> Recorded data:
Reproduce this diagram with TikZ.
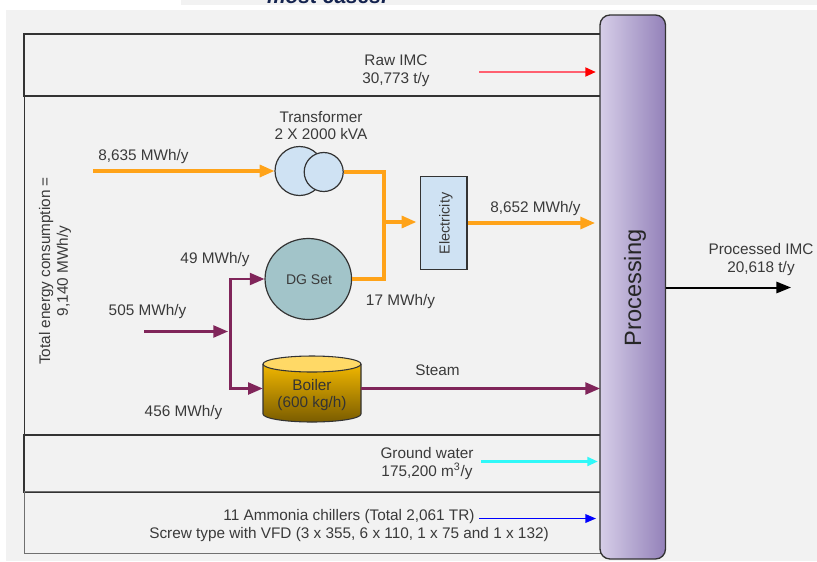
\documentclass[tikz,border=0pt]{standalone}
\usepackage{fontspec}
\setmainfont{Liberation Sans}
\usetikzlibrary{arrows.meta,calc,shapes.geometric}
\definecolor{panel}{HTML}{F2F2F2}
\definecolor{ink}{HTML}{3A3A3A}
\definecolor{frame}{HTML}{333333}
\definecolor{elec}{HTML}{FFA319}
\definecolor{fuel}{HTML}{80255A}
\definecolor{paleblue}{HTML}{CFE2F3}
\definecolor{dgfill}{HTML}{A2C4C9}
\definecolor{procL}{HTML}{D6CEE8}
\definecolor{procR}{HTML}{9381B9}
\definecolor{boilT}{HTML}{F1B700}
\definecolor{boilB}{HTML}{7A5C00}
\definecolor{boilC}{HTML}{FFD966}
\definecolor{rawred}{HTML}{FF6070}
\definecolor{gwcyan}{HTML}{30F8F8}
\definecolor{notecol}{HTML}{14234F}
\tikzset{
  x=0.75pt,y=-0.75pt,
  band/.style={draw=frame,line width=1.2pt,inner sep=0pt,anchor=north west},
  lbl/.style={text=ink,font=\fontsize{11.5}{13.2}\selectfont,align=center,inner sep=0pt},
  part/.style={draw=frame,line width=0.9pt,inner sep=0pt},
  bigflow/.style={-{Triangle[length=11pt,width=9pt]}},
  elecline/.style={elec,line width=2.3pt},
  fuelline/.style={fuel,line width=1.7pt},
  thinflow/.style={line width=2pt,-{Triangle[length=8pt,width=6.5pt]}},
}
\begin{document}
\begin{tikzpicture}
\useasboundingbox (0,0) rectangle (817,561);
% page background
\fill[white] (0,0) rectangle (817,561);
\fill[panel] (181,0) rectangle (817,5);
\begin{scope}
  \clip (181,0) rectangle (817,5);
  \node[font=\bfseries\itshape\fontsize{15.7}{15.7}\selectfont,text=notecol,inner sep=0pt,anchor=base] (note) at (327,3) {most cases.};
\end{scope}
\fill[panel] (6,9.5) rectangle (817,561);
% bands
\node[band,minimum width=432.75pt,minimum height=46.5pt] (rawband) at (23,33) {};
\node[band,line width=1pt,minimum width=432pt,minimum height=254.25pt] (energyband) at (24,95) {};
\node[band,minimum width=432.75pt,minimum height=42.75pt] (gwband) at (23,434) {};
\node[band,line width=1pt,draw=frame!70,minimum width=432pt,minimum height=46.5pt] (chillband) at (24,491) {};
% processing
\node[draw=frame,line width=1pt,rounded corners=7.5pt,inner sep=0pt,
      minimum width=49.1pt,minimum height=408pt,left color=procL,right color=procR] (proc) at (632.75,287) {};
\node[rotate=90,text=black!85,font=\fontsize{17.7}{18}\selectfont,inner sep=0pt] (proclabel) at (635,288) {Processing};
% transformer
\node[part,circle,fill=paleblue,minimum size=36.75pt] (xfa) at (299.5,171) {};
\node[part,circle,fill=paleblue,minimum size=29.25pt] (xfb) at (323.7,172) {};
% electricity
\node[part,fill=paleblue,minimum width=34.9pt,minimum height=69.4pt] (elecbox) at (443.7,223) {};
\node[rotate=90,lbl,font=\fontsize{10.8}{12}\selectfont] (eleclabel) at (446,223.5) {Electricity};
% DG set
\node[part,ellipse,fill=dgfill,minimum width=64.9pt,minimum height=60.75pt] (dg) at (308.3,279) {};
\node[lbl,font=\fontsize{10.5}{12}\selectfont] (dglabel) at (309,279.5) {DG Set};
% boiler
\shade[top color=boilT,bottom color=boilB]
  (263,364) -- (263,414) arc[start angle=180,end angle=0,x radius=49,y radius=8]
  -- (361,364) -- cycle;
\draw[frame,line width=0.8pt] (263,364) -- (263,414) arc[start angle=180,end angle=0,x radius=49,y radius=8] -- (361,364);
\draw[frame,line width=0.8pt,fill=boilC] (312,364) ellipse[x radius=49,y radius=8];
\node[inner sep=0pt,minimum width=73.5pt,minimum height=49.5pt] (boiler) at (312,388.5) {};
\node[lbl,text=black!80] (boilerlabel) at (312,395) {Boiler\\(600 kg/h)};
% free ends
\coordinate (rawin) at (479,72);
\coordinate (rawout) at (596,72);
\coordinate (gwin) at (481,461.5);
\coordinate (gwout) at (598,461.5);
\coordinate (chin) at (479,518.5);
\coordinate (chout) at (596,518.5);
\coordinate (gridin) at (93,171);
\coordinate (elecbus) at (384,222);
\coordinate (fuelin) at (144,331.5);
\coordinate (fueltip) at (228,331.5);
\coordinate (fuelbus) at (230.5,331.5);
\coordinate (elecend) at (595,223);
\coordinate (steamend) at (600,388.5);
\coordinate (prodout) at (791,287.5);
\coordinate (prodstart) at (665.5,287.5);
% connectors
\draw[thinflow,rawred,-{Triangle[length=8pt,width=6.5pt,red]}] (rawin) -- (rawout);
\draw[thinflow,gwcyan] (gwin) -- (gwout);
\draw[line width=1.1pt,-{Triangle[length=8pt,width=6.5pt]},blue] (chin) -- (chout);
\draw[elecline,bigflow] (gridin) -- (xfa.west);
\draw[elecline] (xfb.east) -- (elecbus |- xfb.east) -- (elecbus |- dg.east) -- (dg.east);
\draw[elecline,bigflow] (elecbus) ++(2,0) -- ($(elecbox.west)+(-3.5,-1)$);
\draw[elecline,bigflow] (elecbox.east) -- (elecend);
\draw[fuelline,bigflow] (fuelin) -- (fueltip);
\draw[fuelline,bigflow] (fuelbus) -- (fuelbus |- dg.west) -- (dg.west);
\draw[fuelline,bigflow] (fuelbus) -- (fuelbus |- boiler.west) -- (boiler.west);
\draw[fuelline,bigflow] (boiler.east) -- (steamend);
\draw[black,line width=1.5pt,-{Triangle[length=11pt,width=8.5pt]}] (prodstart) -- (prodout);
% labels
\node[lbl] (rawlabel) at (396,71) {Raw IMC\\30,773 t/y};
\node[lbl] (xflabel) at (321,125.5) {Transformer\\2 X 2000 kVA};
\node[lbl] (gridlabel) at (143.5,157) {8,635 MWh/y};
\node[lbl] (outlabel) at (535.5,208.5) {8,652 MWh/y};
\node[lbl] (dginlabel) at (215,259.5) {49 MWh/y};
\node[lbl] (dgoutlabel) at (400.5,301.5) {17 MWh/y};
\node[lbl] (fuellabel) at (147.5,312) {505 MWh/y};
\node[lbl] (boilinlabel) at (183.5,412.5) {456 MWh/y};
\node[lbl] (steamlabel) at (437.5,370) {Steam};
\node[lbl] (prodlabel) at (761,259.5) {Processed IMC\\20,618 t/y};
\node[lbl,rotate=90] (totallabel) at (55,271) {Total energy consumption =\\9,140 MWh/y};
\node[lbl] (gwlabel) at (427,463.5) {Ground water\\175,200 m\textsuperscript{3}/y};
\node[lbl] (chlabel) at (349,525.5) {11 Ammonia chillers (Total 2,061 TR)\\Screw type with VFD (3 x 355, 6 x 110, 1 x 75 and 1 x 132)};
\end{tikzpicture}
\end{document}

> Your task: Only a number is wanted: how many lines of the data above contain "with"?

> Exercise result: 2